Let’s start with the B.C. Liberal leadership race, culminating on Feb. 3. However you feel about the party, the campaign or the people in it, the winner instantly becomes the odds-on favourite to become B.C.’s next premier. It’s easy to forget, but they’ll be at the helm of what is still the largest party in both seats and popular support.

Setting their ideas and personalities aside, one outcome would be different from the rest. Alone among the candidates, former Surrey mayor and MP Dianne Watts lacks a seat in the legislature.

So did Christy Clark, but she did have an obvious place to run in Gordon Campbell’s freshly vacated Vancouver seat. Watts does not. The B.C. Liberals hold just three of nine ridings in Surrey, but those three are relatively safe, and it’s difficult to see why one of the MLAs would volunteer to step down.

This isn’t a reason to vote for or against Watts, or any other candidate. But it would make for interesting times.

Whoever wins, they won’t have much time to celebrate. Less than two weeks later, the legislature comes back into session, along with the NDP’s first real budget.

This will be big.

Yes, they introduced a budget update in the fall. But even the NDP would tell you it was rushed, and after last summer’s festival of confusion, fair enough. For any new government, post-election budgets are like a soft launch — the real deal comes in February.

Most new governments get an unofficial grace period, where they can plausibly blame their predecessors for, well, everything. But that’s going to be tougher for the NDP.

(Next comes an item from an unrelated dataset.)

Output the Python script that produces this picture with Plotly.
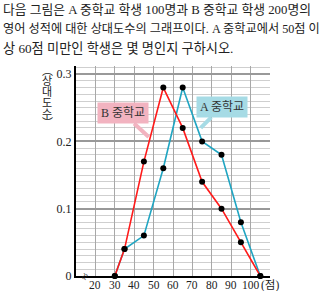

First, it has 16 years of promises to try to live up to, including big-ticket items such as smaller class sizes and $10-a-day daycare. Worthy goals — but also wildly expensive. And that’s even if the federal government feels like contributing half, as the NDP expects, and is prepared, eventually, to do the same for the other provinces. (They don’t, and aren’t, respectively.)

Keeping promises made in opposition or during elections is tricky for any new government. But the NDP inherited the budget surplus of its wildest fever dreams.

To be clear: These are nice problems to have. In government, they tell you the worst day in power is better than the best day in opposition. That might be true, but there’s also much more scrutiny and pressure — from the opposition, from the public and from supporters. And a lot more math.

In many ways, the leadership race and budget will be preliminary to the real main event of 2018: the proportional-representation referendum.

Once again, all eyes will be on B.C., because this referendum has every chance to pass. Partly because the NDP and Green Party will throw the kitchen sink at it, but more importantly, because the bar for success is absurdly low — enough to trigger another crisis.

Changing our entire democratic system will be possible with just 50 per cent plus one of the votes cast, theoretically as low as 25.1 per cent of all voters. And if that sounds alarmist, the referendum in 2009 — yes, we just did this eight years ago — saw a turnout of just 55 per cent.

The Parti Québécois, on its angriest and most paranoid day, wouldn’t try to claim that less than a third of registered voters constitutes a mandate for substantial change. But the provincial government thinks it’s good enough for B.C.

You might believe proportional representation is necessary, or maybe just worth a try. That’s a good and interesting discussion to have. But if a “clear majority” is legally and specifically required for constitutional change elsewhere in Canada, there’s no reason to believe these results won’t be challenged all the way to the Supreme Court.

Last year, B.C. played national newsmaker. This year, it looks like we’re getting the sequel.

Maclean Kay was former premier Christy Clark’s speechwriter for five years.